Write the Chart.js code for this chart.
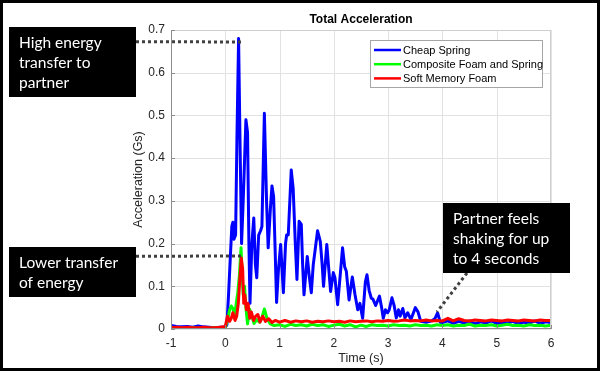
<!DOCTYPE html>
<html>
<head>
<meta charset="utf-8">
<script src="https://cdn.jsdelivr.net/npm/chart.js@4"></script>
<style>
  body { margin: 0; background: #fff; }
  #wrap { width: 600px; height: 371px; }
</style>
</head>
<body>
<div id="wrap"><canvas id="accelChart" width="600" height="371"></canvas></div>
<script>
// Time samples (s) and total acceleration (Gs)
const springTime = [-1.0, -0.9, -0.8, -0.7, -0.6, -0.5, -0.4, -0.3, -0.2, -0.1, 0.0, 0.03, 0.06, 0.09, 0.12, 0.14, 0.16, 0.19, 0.215, 0.245,
  0.27, 0.30, 0.33, 0.38, 0.41, 0.435, 0.455, 0.49, 0.525, 0.555, 0.58, 0.615, 0.65, 0.675, 0.72, 0.76, 0.79, 0.83, 0.86, 0.89,
  0.915, 0.945, 0.98, 1.02, 1.045, 1.07, 1.11, 1.13, 1.16, 1.215, 1.25, 1.29, 1.32, 1.36, 1.40, 1.425, 1.45, 1.51, 1.55, 1.585,
  1.62, 1.70, 1.75, 1.785, 1.81, 1.87, 1.90, 1.94, 1.99, 2.02, 2.07, 2.12, 2.16, 2.20, 2.23, 2.28, 2.34, 2.39, 2.44, 2.48,
  2.53, 2.58, 2.61, 2.65, 2.69, 2.72, 2.77, 2.84, 2.88, 2.91, 2.95, 2.99, 3.02, 3.07, 3.11, 3.15, 3.19, 3.22, 3.27, 3.31,
  3.36, 3.42, 3.50, 3.55, 3.60, 3.70, 3.80, 3.86, 3.91, 3.96, 4.0, 4.1, 4.2, 4.3, 4.4, 4.5, 4.6, 4.7, 4.8, 4.9,
  5.0, 5.1, 5.2, 5.3, 5.4, 5.5, 5.6, 5.7, 5.8, 5.9, 6.0];
const springAccel = [0.008, 0.006, 0.005, 0.006, 0.004, 0.007, 0.005, 0.004, 0.003, 0.004, 0.004, 0.01, 0.08, 0.16, 0.24, 0.25, 0.21, 0.22, 0.45, 0.68,
  0.45, 0.2, 0.3, 0.49, 0.46, 0.2, 0.06, 0.2, 0.26, 0.15, 0.12, 0.22, 0.23, 0.24, 0.505, 0.3, 0.19, 0.28, 0.335, 0.31,
  0.2, 0.062, 0.14, 0.198, 0.14, 0.085, 0.2, 0.22, 0.22, 0.372, 0.33, 0.2, 0.116, 0.252, 0.245, 0.15, 0.08, 0.17, 0.12, 0.085,
  0.15, 0.23, 0.205, 0.15, 0.1, 0.198, 0.15, 0.088, 0.132, 0.12, 0.057, 0.13, 0.19, 0.145, 0.135, 0.068, 0.122, 0.08, 0.045, 0.06,
  0.025, 0.11, 0.127, 0.09, 0.072, 0.07, 0.055, 0.077, 0.05, 0.025, 0.045, 0.038, 0.045, 0.073, 0.055, 0.026, 0.045, 0.03, 0.048, 0.026,
  0.038, 0.022, 0.05, 0.04, 0.018, 0.016, 0.019, 0.024, 0.038, 0.016, 0.015, 0.019, 0.013, 0.018, 0.014, 0.019, 0.012, 0.017, 0.014, 0.019,
  0.013, 0.016, 0.014, 0.018, 0.012, 0.016, 0.014, 0.019, 0.013, 0.017, 0.015];

const compositeTime = [-1.0, -0.9, -0.8, -0.7, -0.6, -0.5, -0.4, -0.3, -0.2, -0.1, 0.0, 0.04, 0.08, 0.11, 0.14, 0.17, 0.20, 0.23, 0.26, 0.29,
  0.31, 0.33, 0.355, 0.38, 0.41, 0.45, 0.49, 0.53, 0.58, 0.63, 0.67, 0.72, 0.77, 0.83, 0.9, 1.0, 1.1, 1.2, 1.3, 1.4,
  1.5, 1.6, 1.7, 1.8, 1.9, 2.0, 2.1, 2.2, 2.3, 2.4, 2.5, 2.6, 2.7, 2.8, 2.9, 3.0, 3.1, 3.2, 3.3, 3.4,
  3.5, 3.6, 3.7, 3.8, 3.9, 4.0, 4.1, 4.2, 4.3, 4.4, 4.5, 4.6, 4.7, 4.8, 4.9, 5.0, 5.1, 5.2, 5.3, 5.4,
  5.5, 5.6, 5.7, 5.8, 5.9, 6.0];
const compositeAccel = [0.004, 0.003, 0.002, 0.003, 0.003, 0.002, 0.003, 0.002, 0.003, 0.002, 0.004, 0.02, 0.045, 0.054, 0.048, 0.03, 0.058, 0.085, 0.125, 0.19,
  0.13, 0.08, 0.1, 0.05, 0.012, 0.046, 0.03, 0.013, 0.022, 0.016, 0.025, 0.047, 0.024, 0.012, 0.008, 0.01, 0.006, 0.011, 0.008, 0.01,
  0.007, 0.011, 0.008, 0.01, 0.006, 0.009, 0.011, 0.007, 0.01, 0.005, 0.009, 0.006, 0.01, 0.008, 0.009, 0.007, 0.01, 0.008, 0.009, 0.007,
  0.01, 0.008, 0.009, 0.007, 0.01, 0.008, 0.01, 0.007, 0.009, 0.008, 0.011, 0.007, 0.009, 0.008, 0.01, 0.007, 0.009, 0.011, 0.008, 0.009,
  0.007, 0.01, 0.008, 0.009, 0.007, 0.009];

const memoryTime = [-1.0, -0.9, -0.8, -0.7, -0.6, -0.5, -0.4, -0.3, -0.2, -0.1, 0.0, 0.04, 0.08, 0.11, 0.14, 0.18, 0.21, 0.24, 0.27, 0.295,
  0.32, 0.34, 0.36, 0.39, 0.42, 0.45, 0.48, 0.52, 0.56, 0.60, 0.64, 0.69, 0.74, 0.80, 0.86, 0.92, 1.0, 1.1, 1.2, 1.3,
  1.4, 1.5, 1.6, 1.7, 1.8, 1.9, 2.0, 2.1, 2.2, 2.3, 2.4, 2.5, 2.6, 2.7, 2.8, 2.9, 3.0, 3.1, 3.2, 3.3,
  3.4, 3.5, 3.6, 3.7, 3.8, 3.9, 4.0, 4.1, 4.2, 4.3, 4.4, 4.5, 4.6, 4.7, 4.8, 4.9, 5.0, 5.1, 5.2, 5.3,
  5.4, 5.5, 5.6, 5.7, 5.8, 5.9, 6.0];
const memoryAccel = [0.003, 0.004, 0.003, 0.004, 0.003, 0.003, 0.004, 0.003, 0.003, 0.004, 0.006, 0.03, 0.018, 0.025, 0.038, 0.02, 0.03, 0.06, 0.12, 0.166,
  0.14, 0.06, 0.08, 0.045, 0.06, 0.025, 0.04, 0.02, 0.03, 0.034, 0.016, 0.03, 0.018, 0.024, 0.015, 0.02, 0.016, 0.02, 0.016, 0.019,
  0.017, 0.019, 0.016, 0.018, 0.017, 0.019, 0.017, 0.018, 0.016, 0.019, 0.017, 0.018, 0.019, 0.017, 0.019, 0.018, 0.02, 0.018, 0.019, 0.021,
  0.019, 0.02, 0.019, 0.021, 0.019, 0.02, 0.019, 0.025, 0.019, 0.024, 0.02, 0.019, 0.021, 0.02, 0.019, 0.021, 0.02, 0.019, 0.021, 0.02,
  0.019, 0.021, 0.02, 0.019, 0.021, 0.02, 0.02];

const seriesNames = ['Cheap Spring', 'Composite Foam and Spring', 'Soft Memory Foam'];
const seriesColors = ['#0000ff', '#00ff00', '#ff0000'];
const xTicks = [-1, 0, 1, 2, 3, 4, 5, 6];
const yTicks = [0, 0.1, 0.2, 0.3, 0.4, 0.5, 0.6, 0.7];

// callouts: text lines, box in page pixels, and the data point the dotted leader points at
const callouts = [
  { lines: ['High energy', 'transfer to', 'partner'], box: [9, 27, 127, 70], from: [136, 41.7], to: [0.30, 0.672] },
  { lines: ['Lower transfer', 'of energy'], box: [9, 247, 127, 50], from: [136, 256.3], to: [0.30, 0.171] },
  { lines: ['Partner feels', 'shaking for up', 'to 4 seconds'], box: [443, 203, 127, 70], from: [467, 273], to: [3.9, 0.04] }
];

function pairs(xs, ys) {
  return xs.map((t, i) => ({ x: t, y: ys[i] }));
}

const AXIS_FONT = '"Liberation Sans", Arial, sans-serif';
const NOTE_FONT = 'Lato, "Open Sans", sans-serif';

const decorPlugin = {
  id: 'decor',
  // light grid behind the lines
  beforeDatasetsDraw(chart) {
    const ctx = chart.ctx;
    const area = chart.chartArea;
    const xs = chart.scales.x, ys = chart.scales.y;
    ctx.save();
    ctx.strokeStyle = '#e2e2e2';
    ctx.lineWidth = 1;
    ctx.beginPath();
    xTicks.forEach(v => {
      const px = Math.round(xs.getPixelForValue(v)) + 0.5;
      ctx.moveTo(px, area.top); ctx.lineTo(px, area.bottom);
    });
    yTicks.forEach(v => {
      const py = Math.round(ys.getPixelForValue(v)) + 0.5;
      ctx.moveTo(area.left, py); ctx.lineTo(area.right, py);
    });
    ctx.stroke();
    ctx.restore();
  },
  afterDraw(chart) {
    const ctx = chart.ctx;
    const area = chart.chartArea;
    const xs = chart.scales.x, ys = chart.scales.y;
    ctx.save();

    // axes box with inward ticks
    ctx.lineWidth = 1;
    ctx.strokeStyle = '#cfcfcf';
    ctx.beginPath();
    ctx.moveTo(area.left, area.top + 0.5); ctx.lineTo(area.right - 0.5, area.top + 0.5);
    ctx.lineTo(area.right - 0.5, area.bottom);
    ctx.stroke();
    ctx.strokeStyle = '#8c8c8c';
    ctx.beginPath();
    ctx.moveTo(area.left + 0.5, area.top); ctx.lineTo(area.left + 0.5, area.bottom - 0.5);
    ctx.lineTo(area.right, area.bottom - 0.5);
    xTicks.forEach(v => {
      const px = Math.round(xs.getPixelForValue(v)) + 0.5;
      ctx.moveTo(px, area.bottom); ctx.lineTo(px, area.bottom - 4);
    });
    yTicks.forEach(v => {
      const py = Math.round(ys.getPixelForValue(v)) + 0.5;
      ctx.moveTo(area.left, py); ctx.lineTo(area.left + 4, py);
    });
    ctx.stroke();

    // title and axis titles
    ctx.fillStyle = '#000';
    ctx.textAlign = 'center';
    ctx.textBaseline = 'middle';
    ctx.font = 'bold 12px ' + AXIS_FONT;
    ctx.fillText('Total Acceleration', (area.left + area.right) / 2, 20);
    ctx.fillStyle = '#262626';
    ctx.font = '12.5px ' + AXIS_FONT;
    ctx.fillText('Time (s)', (area.left + area.right) / 2, 359);
    ctx.save();
    ctx.translate(139, (area.top + area.bottom) / 2);
    ctx.rotate(-Math.PI / 2);
    ctx.fillText('Acceleration (Gs)', 0, 0);
    ctx.restore();

    // legend
    const lx = area.right - 181, ly = area.top + 10, lw = 172, lh = 47;
    ctx.fillStyle = '#fff';
    ctx.fillRect(lx, ly, lw, lh);
    ctx.strokeStyle = '#a6a6a6';
    ctx.lineWidth = 1;
    ctx.strokeRect(lx + 0.5, ly + 0.5, lw, lh);
    ctx.font = '11px ' + AXIS_FONT;
    ctx.textAlign = 'left';
    seriesNames.forEach((name, i) => {
      const yy = ly + 10 + i * 14.2;
      ctx.strokeStyle = seriesColors[i];
      ctx.lineWidth = 2.5;
      ctx.beginPath();
      ctx.moveTo(lx + 4, yy); ctx.lineTo(lx + 31, yy);
      ctx.stroke();
      ctx.fillStyle = '#000';
      ctx.fillText(name, lx + 33, yy + 0.5);
    });

    // dotted leaders
    ctx.strokeStyle = '#404040';
    ctx.lineWidth = 3;
    ctx.setLineDash([3, 3]);
    callouts.forEach(c => {
      ctx.beginPath();
      ctx.moveTo(c.from[0], c.from[1]);
      ctx.lineTo(xs.getPixelForValue(c.to[0]), ys.getPixelForValue(c.to[1]));
      ctx.stroke();
    });
    ctx.setLineDash([]);

    // callout boxes
    ctx.font = '15.5px ' + NOTE_FONT;
    ctx.textAlign = 'left';
    callouts.forEach(c => {
      const [bx, by, bw, bh] = c.box;
      ctx.fillStyle = '#000';
      ctx.fillRect(bx, by, bw, bh);
      ctx.fillStyle = '#fff';
      const first = c.lines.length === 3 ? by + 15.5 : by + 16;
      c.lines.forEach((t, i) => ctx.fillText(t, bx + 10, first + i * 20));
    });

    // outer frame
    ctx.strokeStyle = '#000';
    ctx.lineWidth = 3;
    ctx.strokeRect(1.5, 1.5, 597, 368);
    ctx.restore();
  }
};

new Chart(document.getElementById('accelChart'), {
  type: 'line',
  data: {
    datasets: [
      { label: seriesNames[0], data: pairs(springTime, springAccel), borderColor: seriesColors[0], order: 2 },
      { label: seriesNames[1], data: pairs(compositeTime, compositeAccel), borderColor: seriesColors[1], order: 1 },
      { label: seriesNames[2], data: pairs(memoryTime, memoryAccel), borderColor: seriesColors[2], order: 0 }
    ]
  },
  options: {
    responsive: false,
    animation: false,
    devicePixelRatio: 1,
    layout: { padding: { left: 0, right: 49, top: 30, bottom: 0 } },
    elements: {
      point: { radius: 0 },
      line: { borderWidth: 3, tension: 0, borderJoinStyle: 'round', borderCapStyle: 'round' }
    },
    plugins: { legend: { display: false }, tooltip: { enabled: false }, title: { display: false } },
    scales: {
      x: {
        type: 'linear',
        min: -1, max: 6,
        afterBuildTicks: s => { s.ticks = xTicks.map(v => ({ value: v })); },
        afterFit: s => { s.height = 42; },
        grid: { display: false, drawTicks: false },
        border: { display: false },
        ticks: { padding: 7, autoSkip: false, color: '#262626', font: { family: AXIS_FONT, size: 12 }, maxRotation: 0, callback: v => String(v) }
      },
      y: {
        min: 0, max: 0.7,
        afterBuildTicks: s => { s.ticks = yTicks.map(v => ({ value: v })); },
        afterFit: s => { s.width = 171; },
        grid: { display: false, drawTicks: false },
        border: { display: false },
        ticks: { padding: 6, autoSkip: false, color: '#262626', font: { family: AXIS_FONT, size: 12 }, callback: v => String(+v.toFixed(1)) }
      }
    }
  },
  plugins: [decorPlugin]
});
</script>
</body>
</html>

- - -

From the first line of the listing above, repeat every line through the one holding "0.013, 0.017, 0.015];". Both ends count, and pictures stay out.

Write the Chart.js code for this chart.
<!DOCTYPE html>
<html>
<head>
<meta charset="utf-8">
<script src="https://cdn.jsdelivr.net/npm/chart.js@4"></script>
<style>
  body { margin: 0; background: #fff; }
  #wrap { width: 600px; height: 371px; }
</style>
</head>
<body>
<div id="wrap"><canvas id="accelChart" width="600" height="371"></canvas></div>
<script>
// Time samples (s) and total acceleration (Gs)
const springTime = [-1.0, -0.9, -0.8, -0.7, -0.6, -0.5, -0.4, -0.3, -0.2, -0.1, 0.0, 0.03, 0.06, 0.09, 0.12, 0.14, 0.16, 0.19, 0.215, 0.245,
  0.27, 0.30, 0.33, 0.38, 0.41, 0.435, 0.455, 0.49, 0.525, 0.555, 0.58, 0.615, 0.65, 0.675, 0.72, 0.76, 0.79, 0.83, 0.86, 0.89,
  0.915, 0.945, 0.98, 1.02, 1.045, 1.07, 1.11, 1.13, 1.16, 1.215, 1.25, 1.29, 1.32, 1.36, 1.40, 1.425, 1.45, 1.51, 1.55, 1.585,
  1.62, 1.70, 1.75, 1.785, 1.81, 1.87, 1.90, 1.94, 1.99, 2.02, 2.07, 2.12, 2.16, 2.20, 2.23, 2.28, 2.34, 2.39, 2.44, 2.48,
  2.53, 2.58, 2.61, 2.65, 2.69, 2.72, 2.77, 2.84, 2.88, 2.91, 2.95, 2.99, 3.02, 3.07, 3.11, 3.15, 3.19, 3.22, 3.27, 3.31,
  3.36, 3.42, 3.50, 3.55, 3.60, 3.70, 3.80, 3.86, 3.91, 3.96, 4.0, 4.1, 4.2, 4.3, 4.4, 4.5, 4.6, 4.7, 4.8, 4.9,
  5.0, 5.1, 5.2, 5.3, 5.4, 5.5, 5.6, 5.7, 5.8, 5.9, 6.0];
const springAccel = [0.008, 0.006, 0.005, 0.006, 0.004, 0.007, 0.005, 0.004, 0.003, 0.004, 0.004, 0.01, 0.08, 0.16, 0.24, 0.25, 0.21, 0.22, 0.45, 0.68,
  0.45, 0.2, 0.3, 0.49, 0.46, 0.2, 0.06, 0.2, 0.26, 0.15, 0.12, 0.22, 0.23, 0.24, 0.505, 0.3, 0.19, 0.28, 0.335, 0.31,
  0.2, 0.062, 0.14, 0.198, 0.14, 0.085, 0.2, 0.22, 0.22, 0.372, 0.33, 0.2, 0.116, 0.252, 0.245, 0.15, 0.08, 0.17, 0.12, 0.085,
  0.15, 0.23, 0.205, 0.15, 0.1, 0.198, 0.15, 0.088, 0.132, 0.12, 0.057, 0.13, 0.19, 0.145, 0.135, 0.068, 0.122, 0.08, 0.045, 0.06,
  0.025, 0.11, 0.127, 0.09, 0.072, 0.07, 0.055, 0.077, 0.05, 0.025, 0.045, 0.038, 0.045, 0.073, 0.055, 0.026, 0.045, 0.03, 0.048, 0.026,
  0.038, 0.022, 0.05, 0.04, 0.018, 0.016, 0.019, 0.024, 0.038, 0.016, 0.015, 0.019, 0.013, 0.018, 0.014, 0.019, 0.012, 0.017, 0.014, 0.019,
  0.013, 0.016, 0.014, 0.018, 0.012, 0.016, 0.014, 0.019, 0.013, 0.017, 0.015];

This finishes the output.